9º O responsável pela transmissão, comutação ou roteamento tem o dever de
tratar de forma isonômica quaisquer pacotes de dados, sem distinção por
conteúdo, origem e destino, serviço, terminal ou aplicativo.
§ 1º
A discriminação ou degradação do tráfego será regulamentada por Decreto,
ouvidas as recomendações do Comitê gestor da Internet no Brasil (CGI.br) e
somente poderá decorrer de:
I -
requisitos técnicos indispensáveis à fruição adequada dos serviços e
aplicações, e
II -
priorização a serviços de emergência.
§ 2º
Na hipótese de discriminação ou degradação do tráfego prevista no § 1º, o
responsável mencionado no caput deve:
I -
abster-se de causar prejuízos aos usuários;
II -
respeitar a livre concorrência; e
III
- informar previamente de modo transparente, claro e suficientemente descritivo
aos seus usuários sobre as práticas de gerenciamento ou mitigação de tráfego
adotadas.
§3º
Na provisão de conexão à Internet, onerosa ou gratuita, é vedado bloquear,
monitorar, filtrar, analisar ou fiscalizar o conteúdo dos pacotes de dados,
ressalvadas as hipóteses admitidas na legislação.
Dessa
forma, o dispositivo confere ao Poder Executivo, ouvido o Comitê Gestor da
Internet no Brasil (CGI.br), o poder de regular e abrandar o princípio da
neutralidade da rede.
Reserva
jurisdicional
Segundo
o projeto, a obtenção de dados referentes aos registros de conexões e de acesso
a aplicações de internet será condicionada a prévia decisão judicial específica
e fundamentada.

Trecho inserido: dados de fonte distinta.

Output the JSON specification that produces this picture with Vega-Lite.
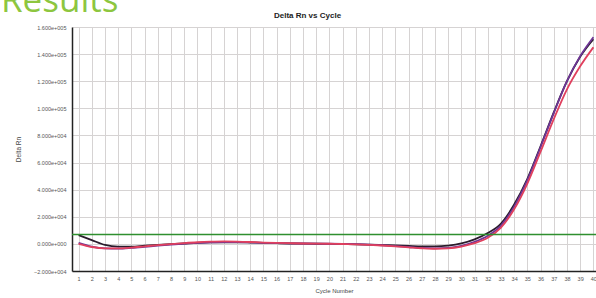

Os dados podem ser requeridos para a formação de conjunto
probatório em ações civis ou penais (caput do art. 17), em caráter incidental
ou autônomo, desde que apresentados fundados indícios da ocorrência do ilícito,
justificativa motivada da utilidade dos registros e o período ao qual se referem
os registros.
Responsabilidade
dos provedores
Versa
o projeto que "O provedor de conexão à Internet não será responsabilizado
civilmente por danos decorrentes de conteúdo gerado por terceiros." (art.
14).
O
assunto é importante, na medida em que há decisões judiciais condenando os
provedores por seu conteúdo, publicado pelos usuários da rede, por ação ou
omissão. Com efeito, os provedores de conteúdo (ou de aplicações) alegam que
não dispõem de meios técnicos e humanos para fiscalizar previamente todo o
ambiente virtual.
Art.
15. Com o intuito de assegurar a liberdade de expressão e evitar a censura, o
provedor de aplicações de Internet somente poderá ser responsabilizado
civilmente por danos decorrentes de conteúdo gerado por terceiros se, após
ordem judicial específica, não tomar as providências para, no âmbito e nos
limites técnicos do seu serviço e dentro do prazo assinalado, tornar
indisponível o conteúdo apontado como infringente, ressalvadas as disposições
legais em contrário.
Parágrafo
único. A ordem judicial de que trata o caput deverá conter, sob pena de
nulidade, identificação clara e específica do conteúdo apontado como
infringente, que permita a localização inequívoca do material.